The push isn’t in North Carolina but in Europe, where governments are trying to reduce fossil-fuel use and carbon-dioxide emissions. Under pressure, some of the Continent’s coal-burning power plants are switching to wood.

But Europe doesn’t have enough forests to chop for fuel, and in those it does have, many restrictions apply. So Europe’s power plants are devouring wood from the U.S., where forests are bigger and restrictions fewer.

This dynamic is bringing jobs to some American communities hard hit by mill closures. It is also upsetting conservationists, who say cutting forests for power is hardly an environmental plus.

“The logging industry around here was dead a few years ago,” said Paul Burby, owner of a firm called Carolina East Forest Products that hired subcontractors to cut the trees after paying a landowner for rights. “Now that Europe is using all these pellets, we can barely keep up.”

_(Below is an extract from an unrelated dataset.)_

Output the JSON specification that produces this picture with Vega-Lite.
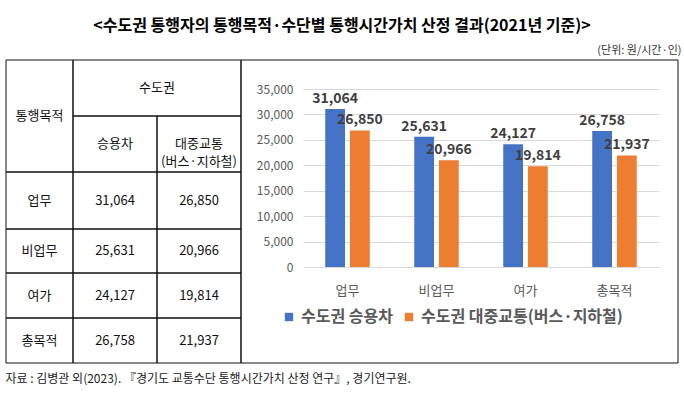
{
  "$schema": "https://vega.github.io/schema/vega-lite/v6.json",
  "width": 684,
  "height": 333,
  "autosize": {"type": "none"},
  "padding": {"top": 60, "left": 0, "right": 0, "bottom": 0},
  "background": "white",
  "title": {
    "text": "<수도권 통행자의 통행목적·수단별 통행시간가치 산정 결과(2021년 기준)>",
    "anchor": "middle",
    "frame": "group",
    "font": "Noto Sans CJK KR",
    "fontSize": 16,
    "fontWeight": "bold",
    "color": "#000000",
    "offset": 10
  },
  "config": {
    "view": {"stroke": null},
    "font": "Noto Sans CJK KR"
  },
  "datasets": {
    "bars": [
      {"purpose": "업무", "mode": "수도권 승용차", "value": 31064},
      {"purpose": "업무", "mode": "수도권 대중교통(버스·지하철)", "value": 26850},
      {"purpose": "비업무", "mode": "수도권 승용차", "value": 25631},
      {"purpose": "비업무", "mode": "수도권 대중교통(버스·지하철)", "value": 20966},
      {"purpose": "여가", "mode": "수도권 승용차", "value": 24127},
      {"purpose": "여가", "mode": "수도권 대중교통(버스·지하철)", "value": 19814},
      {"purpose": "총목적", "mode": "수도권 승용차", "value": 26758},
      {"purpose": "총목적", "mode": "수도권 대중교통(버스·지하철)", "value": 21937}
    ],
    "cells": [
      {"text": "통행목적", "c0": 0, "c1": 1, "r0": 0, "r1": 2, "cm": 0.5, "rm": 1},
      {"text": "수도권", "c0": 1, "c1": 3, "r0": 0, "r1": 1, "cm": 2, "rm": 0.5},
      {"text": "승용차", "c0": 1, "c1": 2, "r0": 1, "r1": 2, "cm": 1.5, "rm": 1.5},
      {"text": "대중교통\n(버스·지하철)", "c0": 2, "c1": 3, "r0": 1, "r1": 2, "cm": 2.5, "rm": 1.5},
      {"text": "업무", "c0": 0, "c1": 1, "r0": 2, "r1": 3, "cm": 0.5, "rm": 2.5},
      {"text": "31,064", "c0": 1, "c1": 2, "r0": 2, "r1": 3, "cm": 1.5, "rm": 2.5},
      {"text": "26,850", "c0": 2, "c1": 3, "r0": 2, "r1": 3, "cm": 2.5, "rm": 2.5},
      {"text": "비업무", "c0": 0, "c1": 1, "r0": 3, "r1": 4, "cm": 0.5, "rm": 3.5},
      {"text": "25,631", "c0": 1, "c1": 2, "r0": 3, "r1": 4, "cm": 1.5, "rm": 3.5},
      {"text": "20,966", "c0": 2, "c1": 3, "r0": 3, "r1": 4, "cm": 2.5, "rm": 3.5},
      {"text": "여가", "c0": 0, "c1": 1, "r0": 4, "r1": 5, "cm": 0.5, "rm": 4.5},
      {"text": "24,127", "c0": 1, "c1": 2, "r0": 4, "r1": 5, "cm": 1.5, "rm": 4.5},
      {"text": "19,814", "c0": 2, "c1": 3, "r0": 4, "r1": 5, "cm": 2.5, "rm": 4.5},
      {"text": "총목적", "c0": 0, "c1": 1, "r0": 5, "r1": 6, "cm": 0.5, "rm": 5.5},
      {"text": "26,758", "c0": 1, "c1": 2, "r0": 5, "r1": 6, "cm": 1.5, "rm": 5.5},
      {"text": "21,937", "c0": 2, "c1": 3, "r0": 5, "r1": 6, "cm": 2.5, "rm": 5.5},
      {"text": "", "c0": 3, "c1": 4, "r0": 0, "r1": 6, "cm": 3.5, "rm": 3}
    ]
  },
  "layer": [
    {
      "data": {"name": "cells"},
      "layer": [
        {
          "mark": {"type": "rect", "fill": "transparent", "stroke": "#111111", "strokeWidth": 1},
          "encoding": {
            "x": {
              "field": "c0", "type": "quantitative",
              "scale": {"domain": [0, 1, 2, 3, 4], "range": [6, 73, 157, 241, 678], "nice": false, "zero": false},
              "axis": {"orient": "top", "labels": false, "ticks": false, "domain": false, "grid": false,
                "title": "(단위: 원/시간·인)", "titleX": 681, "titleY": -5, "titleAlign": "right", "titleBaseline": "bottom",
                "titleFontSize": 11, "titleFontWeight": "normal", "titleColor": "#333333", "titleFont": "Noto Sans CJK KR"}
            },
            "x2": {"field": "c1"},
            "y": {
              "field": "r0", "type": "quantitative",
              "scale": {"domain": [0, 1, 2, 3, 4, 5, 6], "range": [0, 56, 112, 169, 213, 258, 303], "nice": false, "zero": false},
              "axis": {"orient": "left", "labels": false, "ticks": false, "domain": false, "grid": false,
                "title": "자료 : 김병관 외(2023). 『경기도 교통수단 통행시간가치 산정 연구』, 경기연구원.",
                "titleAngle": 0, "titleX": 5, "titleY": 318, "titleAlign": "left", "titleBaseline": "middle", "titleLimit": 1000,
                "titleFontSize": 12, "titleFontWeight": "normal", "titleColor": "#222222", "titleFont": "Noto Sans CJK KR"}
            },
            "y2": {"field": "r1"}
          }
        },
        {
          "mark": {"type": "text", "fontSize": 13, "color": "#111111", "lineBreak": "\n", "lineHeight": 18, "font": "Noto Sans CJK KR"},
          "encoding": {
            "x": {
              "field": "cm", "type": "quantitative",
              "scale": {"domain": [0, 1, 2, 3, 4], "range": [6, 73, 157, 241, 678], "nice": false, "zero": false},
              "axis": {"orient": "top", "labels": false, "ticks": false, "domain": false, "grid": false,
                "title": "(단위: 원/시간·인)", "titleX": 681, "titleY": -5, "titleAlign": "right", "titleBaseline": "bottom",
                "titleFontSize": 11, "titleFontWeight": "normal", "titleColor": "#333333", "titleFont": "Noto Sans CJK KR"}
            },
            "y": {
              "field": "rm", "type": "quantitative",
              "scale": {"domain": [0, 1, 2, 3, 4, 5, 6], "range": [0, 56, 112, 169, 213, 258, 303], "nice": false, "zero": false},
              "axis": {"orient": "left", "labels": false, "ticks": false, "domain": false, "grid": false,
                "title": "자료 : 김병관 외(2023). 『경기도 교통수단 통행시간가치 산정 연구』, 경기연구원.",
                "titleAngle": 0, "titleX": 5, "titleY": 318, "titleAlign": "left", "titleBaseline": "middle", "titleLimit": 1000,
                "titleFontSize": 12, "titleFontWeight": "normal", "titleColor": "#222222", "titleFont": "Noto Sans CJK KR"}
            },
            "text": {"field": "text"}
          }
        }
      ]
    },
    {
      "data": {"name": "bars"},
      "encoding": {
        "x": {
          "field": "purpose", "type": "nominal", "sort": ["업무", "비업무", "여가", "총목적"],
          "scale": {"range": [303, 659], "paddingInner": 0.5, "paddingOuter": 0.25},
          "axis": {"orient": "bottom", "offset": -126, "title": null, "ticks": false, "domain": false, "labelAngle": 0,
            "labelPadding": 17, "labelFontSize": 13, "labelColor": "#595959", "labelFont": "Noto Sans CJK KR", "grid": false}
        },
        "xOffset": {
          "field": "mode", "type": "nominal", "sort": ["수도권 승용차", "수도권 대중교통(버스·지하철)"],
          "scale": {"paddingInner": 0.2}
        },
        "y": {
          "field": "value", "type": "quantitative",
          "scale": {"domain": [0, 35000], "range": [207, 29], "nice": false},
          "axis": {"orient": "left", "offset": -303, "title": null, "ticks": false, "tickSize": 0, "domain": false,
            "labelPadding": 10, "labelFontSize": 12, "labelColor": "#595959", "labelFont": "Noto Sans CJK KR",
            "labelExpr": "format(datum.value, ',')",
            "values": [0, 5000, 10000, 15000, 20000, 25000, 30000, 35000], "grid": true, "gridColor": "#D9D9D9", "gridWidth": 1}
        }
      },
      "layer": [
        {
          "mark": {"type": "bar"},
          "encoding": {
            "color": {
              "field": "mode", "type": "nominal", "sort": ["수도권 승용차", "수도권 대중교통(버스·지하철)"],
              "scale": {"range": ["#4472C4", "#ED7D31"]},
              "legend": {"orient": "none", "legendX": 281, "legendY": 249, "direction": "horizontal", "title": null,
                "symbolType": "square", "symbolSize": 70, "symbolStrokeWidth": 0, "labelFontSize": 16, "labelFontWeight": "bold",
                "labelColor": "#595959", "labelFont": "Noto Sans CJK KR", "columnPadding": 8, "labelOffset": 4, "labelLimit": 400}
            }
          }
        },
        {
          "mark": {"type": "text", "baseline": "bottom", "dy": -3, "fontSize": 14, "fontWeight": "bold", "color": "#404040", "font": "Noto Sans CJK KR"},
          "encoding": {
            "text": {"field": "value", "type": "quantitative", "format": ","}
          }
        }
      ]
    }
  ],
  "resolve": {"scale": {"x": "independent", "y": "independent"}}
}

The logging is perfectly legal in North Carolina and generally so elsewhere in the U.S. South. In much of Europe, it wouldn’t be.

The U.K., for example, requires loggers to get permits for any large-scale tree-cutting. They must leave buffers of standing trees along wetlands, and they generally can’t clear-cut wetlands unless the purpose is to restore habitat that was altered by tree planting, said a spokesman for the U.K. Forestry Commission.

Italy and Lithuania make some areas off-limits for clear-cutting, meaning cutting all of the trees in an area rather than selectively taking the mature ones. Switzerland and Slovenia completely prohibit clear-cutting. It is a common logging practice in the U.S.

U.S. wood thus allows EU countries to skirt Europe’s environmental rules on logging but meet its environmental rules on energy.